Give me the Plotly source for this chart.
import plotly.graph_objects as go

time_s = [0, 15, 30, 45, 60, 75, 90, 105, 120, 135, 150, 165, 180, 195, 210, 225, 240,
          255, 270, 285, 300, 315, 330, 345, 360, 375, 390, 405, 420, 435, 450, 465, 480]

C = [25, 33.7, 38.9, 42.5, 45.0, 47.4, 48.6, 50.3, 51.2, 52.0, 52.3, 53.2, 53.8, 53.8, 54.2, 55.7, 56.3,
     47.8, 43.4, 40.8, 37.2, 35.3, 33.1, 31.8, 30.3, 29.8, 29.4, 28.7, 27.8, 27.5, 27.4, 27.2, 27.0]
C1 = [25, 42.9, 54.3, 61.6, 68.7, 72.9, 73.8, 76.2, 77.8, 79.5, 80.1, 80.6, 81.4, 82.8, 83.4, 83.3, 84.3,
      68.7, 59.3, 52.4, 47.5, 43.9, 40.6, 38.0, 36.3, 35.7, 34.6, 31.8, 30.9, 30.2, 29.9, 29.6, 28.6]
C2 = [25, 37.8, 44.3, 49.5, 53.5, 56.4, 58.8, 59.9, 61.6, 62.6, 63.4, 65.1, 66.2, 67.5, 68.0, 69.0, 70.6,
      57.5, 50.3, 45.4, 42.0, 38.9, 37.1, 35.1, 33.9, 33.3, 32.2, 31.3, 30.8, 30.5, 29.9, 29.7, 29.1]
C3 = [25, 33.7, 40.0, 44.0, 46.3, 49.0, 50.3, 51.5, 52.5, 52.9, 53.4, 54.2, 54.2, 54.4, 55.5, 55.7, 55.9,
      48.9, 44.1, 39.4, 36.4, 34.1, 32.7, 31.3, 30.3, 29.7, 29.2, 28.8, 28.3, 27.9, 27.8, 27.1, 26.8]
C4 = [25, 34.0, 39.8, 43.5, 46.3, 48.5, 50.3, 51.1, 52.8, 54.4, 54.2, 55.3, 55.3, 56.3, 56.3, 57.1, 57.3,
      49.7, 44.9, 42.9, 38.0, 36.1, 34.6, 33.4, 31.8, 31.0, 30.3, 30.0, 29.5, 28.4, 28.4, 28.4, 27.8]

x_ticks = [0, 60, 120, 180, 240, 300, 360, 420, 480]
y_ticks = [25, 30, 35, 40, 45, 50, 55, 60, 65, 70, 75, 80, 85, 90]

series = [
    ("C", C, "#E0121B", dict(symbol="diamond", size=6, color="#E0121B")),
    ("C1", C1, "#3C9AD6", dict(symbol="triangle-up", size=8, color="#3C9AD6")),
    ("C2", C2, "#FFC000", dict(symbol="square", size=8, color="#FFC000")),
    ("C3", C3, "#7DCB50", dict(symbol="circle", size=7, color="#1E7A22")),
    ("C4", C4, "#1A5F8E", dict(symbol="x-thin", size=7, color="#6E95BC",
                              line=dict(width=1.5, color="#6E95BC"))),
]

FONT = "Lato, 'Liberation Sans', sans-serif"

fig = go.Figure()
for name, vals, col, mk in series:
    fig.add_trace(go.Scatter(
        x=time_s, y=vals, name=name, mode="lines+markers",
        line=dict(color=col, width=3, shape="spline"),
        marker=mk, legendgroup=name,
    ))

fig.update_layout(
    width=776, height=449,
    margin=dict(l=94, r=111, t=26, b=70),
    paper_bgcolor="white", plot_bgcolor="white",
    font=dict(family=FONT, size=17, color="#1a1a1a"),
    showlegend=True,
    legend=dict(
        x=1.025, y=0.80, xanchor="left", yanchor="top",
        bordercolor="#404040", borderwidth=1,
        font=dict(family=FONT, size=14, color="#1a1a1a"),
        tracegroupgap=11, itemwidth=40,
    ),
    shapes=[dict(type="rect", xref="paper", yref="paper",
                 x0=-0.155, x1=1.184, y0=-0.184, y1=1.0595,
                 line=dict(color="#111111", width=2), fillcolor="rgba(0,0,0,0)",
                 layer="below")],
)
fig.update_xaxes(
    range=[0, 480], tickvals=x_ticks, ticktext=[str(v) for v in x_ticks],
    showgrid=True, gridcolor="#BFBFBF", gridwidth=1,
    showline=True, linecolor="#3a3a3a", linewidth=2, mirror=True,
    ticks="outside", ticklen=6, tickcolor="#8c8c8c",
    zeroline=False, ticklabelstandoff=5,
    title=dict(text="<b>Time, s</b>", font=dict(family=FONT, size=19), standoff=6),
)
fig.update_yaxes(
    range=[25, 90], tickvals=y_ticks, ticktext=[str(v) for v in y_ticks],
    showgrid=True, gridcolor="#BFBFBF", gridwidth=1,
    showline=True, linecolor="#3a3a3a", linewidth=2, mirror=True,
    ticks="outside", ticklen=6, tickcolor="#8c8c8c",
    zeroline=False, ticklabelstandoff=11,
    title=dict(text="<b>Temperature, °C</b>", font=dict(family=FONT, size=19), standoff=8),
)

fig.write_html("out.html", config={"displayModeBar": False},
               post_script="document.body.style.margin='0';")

YOUR GOAL:
Please set down all the data word for word.

ANSWER TO THE PROBLEM:
Give me the Plotly source for this chart.
import plotly.graph_objects as go

time_s = [0, 15, 30, 45, 60, 75, 90, 105, 120, 135, 150, 165, 180, 195, 210, 225, 240,
          255, 270, 285, 300, 315, 330, 345, 360, 375, 390, 405, 420, 435, 450, 465, 480]

C = [25, 33.7, 38.9, 42.5, 45.0, 47.4, 48.6, 50.3, 51.2, 52.0, 52.3, 53.2, 53.8, 53.8, 54.2, 55.7, 56.3,
     47.8, 43.4, 40.8, 37.2, 35.3, 33.1, 31.8, 30.3, 29.8, 29.4, 28.7, 27.8, 27.5, 27.4, 27.2, 27.0]
C1 = [25, 42.9, 54.3, 61.6, 68.7, 72.9, 73.8, 76.2, 77.8, 79.5, 80.1, 80.6, 81.4, 82.8, 83.4, 83.3, 84.3,
      68.7, 59.3, 52.4, 47.5, 43.9, 40.6, 38.0, 36.3, 35.7, 34.6, 31.8, 30.9, 30.2, 29.9, 29.6, 28.6]
C2 = [25, 37.8, 44.3, 49.5, 53.5, 56.4, 58.8, 59.9, 61.6, 62.6, 63.4, 65.1, 66.2, 67.5, 68.0, 69.0, 70.6,
      57.5, 50.3, 45.4, 42.0, 38.9, 37.1, 35.1, 33.9, 33.3, 32.2, 31.3, 30.8, 30.5, 29.9, 29.7, 29.1]
C3 = [25, 33.7, 40.0, 44.0, 46.3, 49.0, 50.3, 51.5, 52.5, 52.9, 53.4, 54.2, 54.2, 54.4, 55.5, 55.7, 55.9,
      48.9, 44.1, 39.4, 36.4, 34.1, 32.7, 31.3, 30.3, 29.7, 29.2, 28.8, 28.3, 27.9, 27.8, 27.1, 26.8]
C4 = [25, 34.0, 39.8, 43.5, 46.3, 48.5, 50.3, 51.1, 52.8, 54.4, 54.2, 55.3, 55.3, 56.3, 56.3, 57.1, 57.3,
      49.7, 44.9, 42.9, 38.0, 36.1, 34.6, 33.4, 31.8, 31.0, 30.3, 30.0, 29.5, 28.4, 28.4, 28.4, 27.8]

x_ticks = [0, 60, 120, 180, 240, 300, 360, 420, 480]
y_ticks = [25, 30, 35, 40, 45, 50, 55, 60, 65, 70, 75, 80, 85, 90]

series = [
    ("C", C, "#E0121B", dict(symbol="diamond", size=6, color="#E0121B")),
    ("C1", C1, "#3C9AD6", dict(symbol="triangle-up", size=8, color="#3C9AD6")),
    ("C2", C2, "#FFC000", dict(symbol="square", size=8, color="#FFC000")),
    ("C3", C3, "#7DCB50", dict(symbol="circle", size=7, color="#1E7A22")),
    ("C4", C4, "#1A5F8E", dict(symbol="x-thin", size=7, color="#6E95BC",
                              line=dict(width=1.5, color="#6E95BC"))),
]

FONT = "Lato, 'Liberation Sans', sans-serif"

fig = go.Figure()
for name, vals, col, mk in series:
    fig.add_trace(go.Scatter(
        x=time_s, y=vals, name=name, mode="lines+markers",
        line=dict(color=col, width=3, shape="spline"),
        marker=mk, legendgroup=name,
    ))

fig.update_layout(
    width=776, height=449,
    margin=dict(l=94, r=111, t=26, b=70),
    paper_bgcolor="white", plot_bgcolor="white",
    font=dict(family=FONT, size=17, color="#1a1a1a"),
    showlegend=True,
    legend=dict(
        x=1.025, y=0.80, xanchor="left", yanchor="top",
        bordercolor="#404040", borderwidth=1,
        font=dict(family=FONT, size=14, color="#1a1a1a"),
        tracegroupgap=11, itemwidth=40,
    ),
    shapes=[dict(type="rect", xref="paper", yref="paper",
                 x0=-0.155, x1=1.184, y0=-0.184, y1=1.0595,
                 line=dict(color="#111111", width=2), fillcolor="rgba(0,0,0,0)",
                 layer="below")],
)
fig.update_xaxes(
    range=[0, 480], tickvals=x_ticks, ticktext=[str(v) for v in x_ticks],
    showgrid=True, gridcolor="#BFBFBF", gridwidth=1,
    showline=True, linecolor="#3a3a3a", linewidth=2, mirror=True,
    ticks="outside", ticklen=6, tickcolor="#8c8c8c",
    zeroline=False, ticklabelstandoff=5,
    title=dict(text="<b>Time, s</b>", font=dict(family=FONT, size=19), standoff=6),
)
fig.update_yaxes(
    range=[25, 90], tickvals=y_ticks, ticktext=[str(v) for v in y_ticks],
    showgrid=True, gridcolor="#BFBFBF", gridwidth=1,
    showline=True, linecolor="#3a3a3a", linewidth=2, mirror=True,
    ticks="outside", ticklen=6, tickcolor="#8c8c8c",
    zeroline=False, ticklabelstandoff=11,
    title=dict(text="<b>Temperature, °C</b>", font=dict(family=FONT, size=19), standoff=8),
)

fig.write_html("out.html", config={"displayModeBar": False},
               post_script="document.body.style.margin='0';")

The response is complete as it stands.